Russell Davies is our first guide through the Radio 4 day on the pleasingly titled Morning Cordial. Richard Wilson, in no way stereotyping the man by his character, begins reading A Christmas Carol just before 9am, at which Christmas Morning Service is from Edinburgh. One of those splendidly opaque Radio 4 documentaries is on after that, Lashings Of Ginger Beer, involving Lenny Henry, Michael Rosen, Sophie Grigson and the food in children's books, and then yet another of those John Walters projects we'd love to hear, Walters' Festive Frolics, in which he searches for the perfect winter break. Silent film pianist Neil Brand is responsible for part-autobiographical drama The Player at 11am, with Supermarionation regular David Healy as Cecil B De Mille. Healy died that October, as well. In fact there's a real treasure trove of new programming being thrown in here, an adaptation of Agatha Christie's At Bertram's Hotel starring June Whitfield as Miss Marple, Sian Phillips, Geoffrey Bayldon, Freddie Jones and Maurice Denham at 11.30am, followed by the start of Trumpton Riots, the Brian Cant-fronted cultish series about 70s children's television beginning in Smallfilms' back yard, and then the Comedy Store Players' wildly improvised historical comedy epic The Masterson Inheritance Christmas Special. After the 1pm news is more of the same, sort of, in the I'm Sorry I Haven't a Clue special, while after The Archers a young woman denied the chance to go and see the Bolshoi Ballet finds the real ballet was within us all along in The Nutcracker Christmas. Maeve Binchy has written a story, Christmas Present, and Hannah Gordon reads it to us at 4.45pm, followed by Kate Adie's favourite writing in With Great Pleasure. After the 6pm news Nanette Newman reads letters from Edwardian children in Dear Peter Pan. Neil Brand's back in the evening in a repeat of a production of Coward's Private Lives with Imogen Stubbs, Stephen Fry and Louise Lombard before Spike Milligan reads his poetry in Spike's Fleas, Knees And Hidden Elephants. Kaleidoscope ponders the popularity of dream sequences in film, Nick Baker seeks a life of joy In Don't Worry, Be Happy, and the Book At Bedtime is Memo From David O Selznick, the producer behind Gone With The Wind, followed by the BBC Singers indulging in some of that light music for A Christmas Cracker.

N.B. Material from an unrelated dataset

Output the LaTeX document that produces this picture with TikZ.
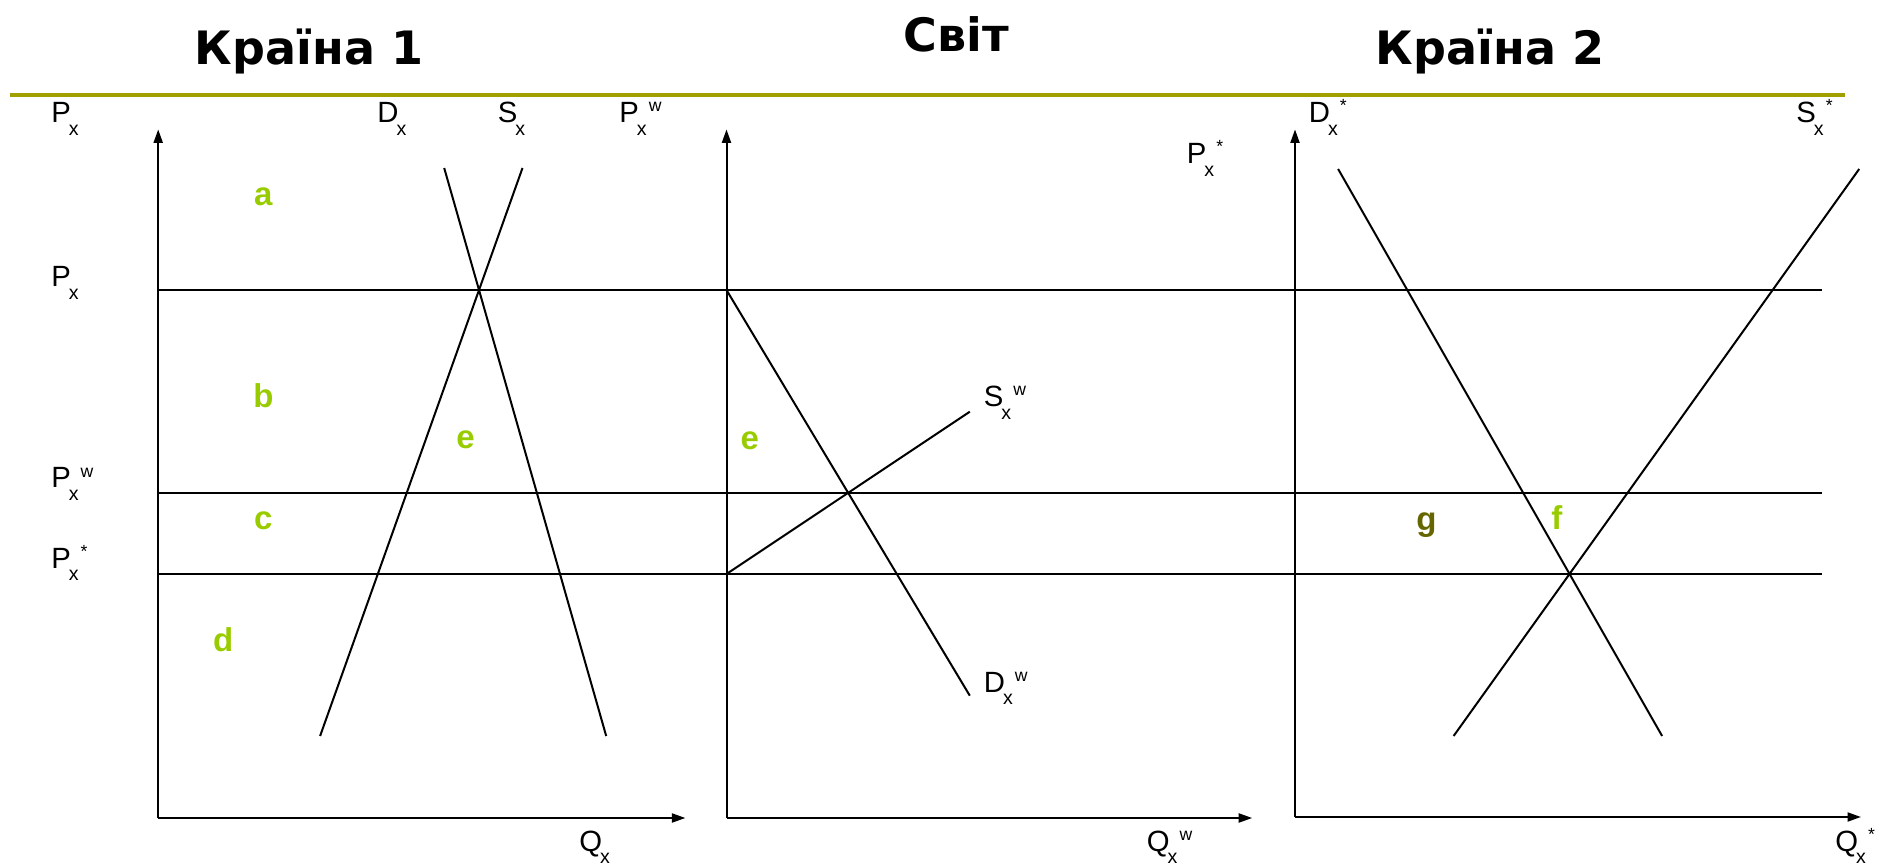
\documentclass[tikz,border=0pt]{standalone}
\usepackage{fontspec}
\setmainfont{Liberation Sans}
\newfontfamily\titlefont{DejaVu Sans}
\usetikzlibrary{arrows.meta}

\definecolor{olivebar}{RGB}{160,160,0}
\definecolor{areagreen}{RGB}{153,204,0}
\definecolor{areaolive}{RGB}{102,102,0}

\newcommand{\lsub}[1]{\kern-1pt\raisebox{-6.3pt}{\fontsize{9.8}{12}\selectfont #1}}
\newcommand{\lsup}[1]{\kern1pt\raisebox{5.5pt}{\fontsize{8.8}{12}\selectfont #1}}

\tikzset{
  axis/.style={line width=1pt, -{Triangle[length=6.75pt,width=4.5pt]}},
  curve/.style={line width=1pt},
  level/.style={line width=1.1pt},
  lbl/.style={font=\fontsize{14.65}{17}\selectfont, inner sep=0pt, anchor=base west},
  area/.style={font=\fontsize{16.5}{20}\selectfont\bfseries, text=areagreen, inner sep=0pt, anchor=base},
  title/.style={font=\titlefont\bfseries\fontsize{23}{28}\selectfont, inner sep=0pt, anchor=base},
}

\begin{document}
\begin{tikzpicture}[x=0.5pt, y=-0.5pt]
\useasboundingbox (0,0) rectangle (1879,865);

% headings
\node[title] (t1) at (309,65)   {Країна 1};
\node[title] (tw) at (956.5,52) {Світ};
\node[title] (t2) at (1490,65)  {Країна 2};
\coordinate (bar0) at (9.6,95);
\coordinate (bar1) at (1845,95);
\draw[olivebar, line width=2.25pt] (bar0) -- (bar1);

% axes
\coordinate (o1) at (158.2,818);  \coordinate (y1) at (158.2,129.4);  \coordinate (x1) at (685.4,818);
\coordinate (o2) at (726.5,818);  \coordinate (y2) at (726.5,129.4);  \coordinate (x2) at (1252.2,818);
\coordinate (o3) at (1295,817);   \coordinate (y3) at (1295,129.4);   \coordinate (x3) at (1861,817);
\draw[axis] (o1) -- (y1);
\draw[axis] (o1) -- (x1);
\draw[axis] (o2) -- (y2);
\draw[axis] (o2) -- (x2);
\draw[axis] (o3) -- (y3);
\draw[axis] (o3) -- (x3);

% price levels
\coordinate (px0) at (158.2,290);  \coordinate (px1) at (1821.5,290);
\coordinate (pw0) at (158.2,493);  \coordinate (pw1) at (1821.5,493);
\coordinate (ps0) at (158.2,574);  \coordinate (ps1) at (1821.5,574);
\draw[level] (px0) -- (px1);
\draw[level] (pw0) -- (pw1);
\draw[level] (ps0) -- (ps1);

% country 1
\coordinate (d1a) at (444.2,168);  \coordinate (d1b) at (606.2,736);
\coordinate (s1a) at (522.5,168);  \coordinate (s1b) at (320.1,736);
\draw[curve] (d1a) -- (d1b);
\draw[curve] (s1a) -- (s1b);

% world
\coordinate (dwa) at (726.5,290);  \coordinate (dwb) at (969.8,695.7);
\coordinate (swa) at (726.5,574);  \coordinate (swb) at (969.8,411.7);
\draw[curve] (dwa) -- (dwb);
\draw[curve] (swa) -- (swb);

% country 2
\coordinate (d2a) at (1338.1,169); \coordinate (d2b) at (1662.1,736);
\coordinate (s2a) at (1859.2,169); \coordinate (s2b) at (1453.6,736);
\draw[curve] (d2a) -- (d2b);
\draw[curve] (s2a) -- (s2b);

% labels
\node[lbl] (lp1)  at (51,123)     {P\lsub{x}};
\node[lbl] (ld1)  at (377,123)    {D\lsub{x}};
\node[lbl] (ls1)  at (497.5,123)  {S\lsub{x}};
\node[lbl] (lpw)  at (619,123)    {P\lsub{x}\lsup{w}};
\node[lbl] (ld2)  at (1308.5,123) {D\lsub{x}\lsup{*}};
\node[lbl] (ls2)  at (1796,123)   {S\lsub{x}\lsup{*}};
\node[lbl] (lpx)  at (51,286.7)   {P\lsub{x}};
\node[lbl] (lpxw) at (51,488)     {P\lsub{x}\lsup{w}};
\node[lbl] (lpxs) at (51,568)     {P\lsub{x}\lsup{*}};
\node[lbl] (lps)  at (1186.5,164) {P\lsub{x}\lsup{*}};
\node[lbl] (lsw)  at (983.5,407)  {S\lsub{x}\lsup{w}};
\node[lbl] (ldw)  at (983.5,692)  {D\lsub{x}\lsup{w}};
\node[lbl] (lq1)  at (579,851)    {Q\lsub{x}};
\node[lbl] (lqw)  at (1146.5,851) {Q\lsub{x}\lsup{w}};
\node[lbl] (lq2)  at (1835,851)   {Q\lsub{x}\lsup{*}};

% areas
\node[area] (ara) at (263.4,206)   {a};
\node[area] (arb) at (263.4,408)   {b};
\node[area] (are) at (465.6,449)   {e};
\node[area] (arc) at (263.4,530)   {c};
\node[area] (ard) at (223.2,651.7) {d};
\node[area] (arw) at (749.8,450)   {e};
\node[area, text=areaolive] (arg) at (1426.5,531) {g};
\node[area] (arf) at (1556.8,530)  {f};
\end{tikzpicture}
\end{document}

Jane Garvey and Julian Worricker are still in charge of Radio 5's Breakfast Programme as every day. Indeed the station really doesn't know how to pitch all this, Robin Lustig's Spotlight 95 and Bosnia At Christmas followed by I'll Eat My Hat, Des Lynam's history of the stars of radio sport, and Phill Jupitus' timeline of football songs Nice One Cyril both ongoing. Now The Good News gives a Martyn Lewis-approved (presumably, it's not him) sheen on the year, Sybil Ruscoe looks back at her own show's highlights and then it's The Christmas Quiz, news vs sport for an hour and a half. Sheena MacDonald returns with another hour from Bosnia at 5.30pm, and then it's all stand by your beds for the worst title perhaps in the history of Christmas day broadcasting, The Holly And The Archivy - "questions of Christmas sport answered by Geoff Hurst, Frank Bruno, Harry Carpenter and Mike Gatting". Another quiz? What? We're not even going to ask what A Criminal Crisis is and why it's taking up two hours of Christmas evening from 8pm, but it's seen off eventually by Voices Of The Old Firm, Rangers and Celtic's rivalry explained, then Jon Ronson remembering his teens in Ages Of Being and Gareth Gaz Top Jones talking to Jim Lovell in Spaced Out to take things up to midnight. Where we don't yet find Up All Night. Not even Up All Night All Day. Nope, back to Bosnia. Happy Christmas to you too.